Walking away is a trading skill. Some of your best trading decisions will be the trades you don't take. Learning to recognize when you're not in the right state is an edge.

Sometimes the best trade is no trade. Here's when to seriously consider stepping away:

You've Hit Your Daily Loss Limit

Non-negotiable. If you've pre-defined a max daily loss, honor it. The market will be there tomorrow.

You've Taken Multiple Losses in a Row

Three or more consecutive losses should trigger an automatic cooling-off period. This might indicate a market condition that doesn't suit your strategy, or it might indicate you're already in a compromised emotional state.

You're Trading from Emotion, Not Strategy

If you can't clearly articulate why your next trade is a high-probability setup that fits your trading plan, don't take it. "I feel like it's going to bounce" isn't a reason.

External Stress Is High

Bad day at work? Relationship problems? Didn't sleep well? These external factors lower your emotional threshold and make revenge trading more likely. Consider reducing size or sitting out entirely.

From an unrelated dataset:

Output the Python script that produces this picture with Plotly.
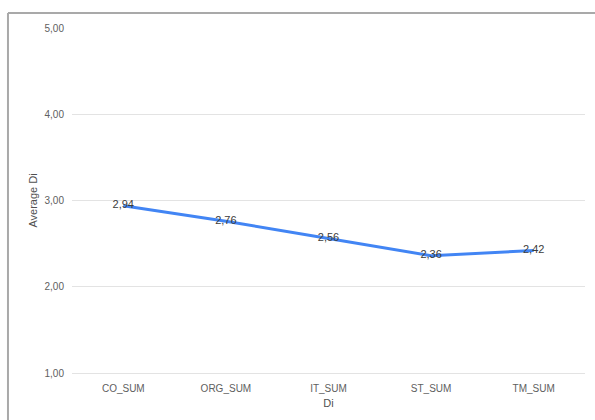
import plotly.graph_objects as go

# Average Di score per dimension
categories = ["CO_SUM", "ORG_SUM", "IT_SUM", "ST_SUM", "TM_SUM"]
averages = [2.94, 2.76, 2.56, 2.36, 2.42]
y_ticks = [1, 2, 3, 4, 5]

FONT = "Liberation Sans, Arial, sans-serif"

fig = go.Figure()
fig.add_trace(go.Scatter(
    x=categories,
    y=averages,
    mode="lines+text",
    line=dict(color="#4285F4", width=3),
    texttemplate="%{y:.2f}",
    textposition="middle center",
    textfont=dict(family=FONT, size=11, color="#3c3c3c"),
    hoverinfo="x+y",
    showlegend=False,
))

# Chart frame (left and top edges)
frame = dict(color="#a9a9a9", width=2)
fig.add_shape(type="line", xref="paper", yref="paper",
              x0=-0.1248, x1=-0.1248, y0=-0.3, y1=1.0435, line=frame)
fig.add_shape(type="line", xref="paper", yref="paper",
              x0=-0.1248, x1=1.1, y0=1.0435, y1=1.0435, line=frame)

fig.update_layout(
    width=595,
    height=420,
    margin=dict(l=72, r=10, t=28, b=47),
    paper_bgcolor="white",
    plot_bgcolor="white",
    separators=",.",
    font=dict(family=FONT, size=10, color="#606060"),
    xaxis=dict(
        type="category",
        range=[-0.5, 4.5],
        showgrid=False,
        showline=True,
        linecolor="#e3e3e3",
        linewidth=1,
        zeroline=False,
        ticks="",
        ticklabelstandoff=6,
        tickfont=dict(size=10, color="#606060"),
        title=dict(text="Di", font=dict(size=11, color="#505050"), standoff=6),
    ),
    yaxis=dict(
        range=[1, 5],
        tickvals=y_ticks,
        tickformat=".2f",
        showgrid=True,
        gridcolor="#e3e3e3",
        gridwidth=1,
        zeroline=False,
        showline=False,
        ticks="",
        ticklabelstandoff=7,
        tickfont=dict(size=10, color="#606060"),
        title=dict(text="Average Di", font=dict(size=11, color="#505050"), standoff=4),
    ),
)

fig.write_html("out.html")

The Market Isn't Cooperating

Sometimes the market just isn't giving good setups. Choppy, indecisive price action doesn't owe you clear trades. Forcing trades in poor conditions is a form of revenge trading against the market itself.

The Bottom Line

Revenge trading is one of the most common—and most costly—psychological patterns in trading. But it's not a character flaw. It's a predictable response to how human brains handle loss and uncertainty.

The traders who overcome it don't have superhuman discipline. They have systems: cooling-off periods, daily loss limits, emotional tracking, and clear rules that protect them from their own worst impulses.

Key Takeaways

1. Revenge trading is driven by loss aversion and ego—understanding this is the first step to stopping it. 2. Learn to recognize the warning signs: urgency, physical stress, looking for any trade, considering larger sizes. 3. Implement mandatory cooling-off periods and daily loss limits—these are your circuit breakers. 4. Track your emotional patterns in a trading journal to identify and prevent future revenge trading. 5. Systems beat willpower. Build protections that work when your discipline fails.

The money you save by not revenge trading might be the difference between a profitable year and a blown account. Every time you recognize the urge and step away, you're not just avoiding a loss—you're building the psychological foundation of a consistent, long-term trader.

That's the real edge in trading: not a secret indicator or a magic strategy, but the ability to protect yourself from yourself.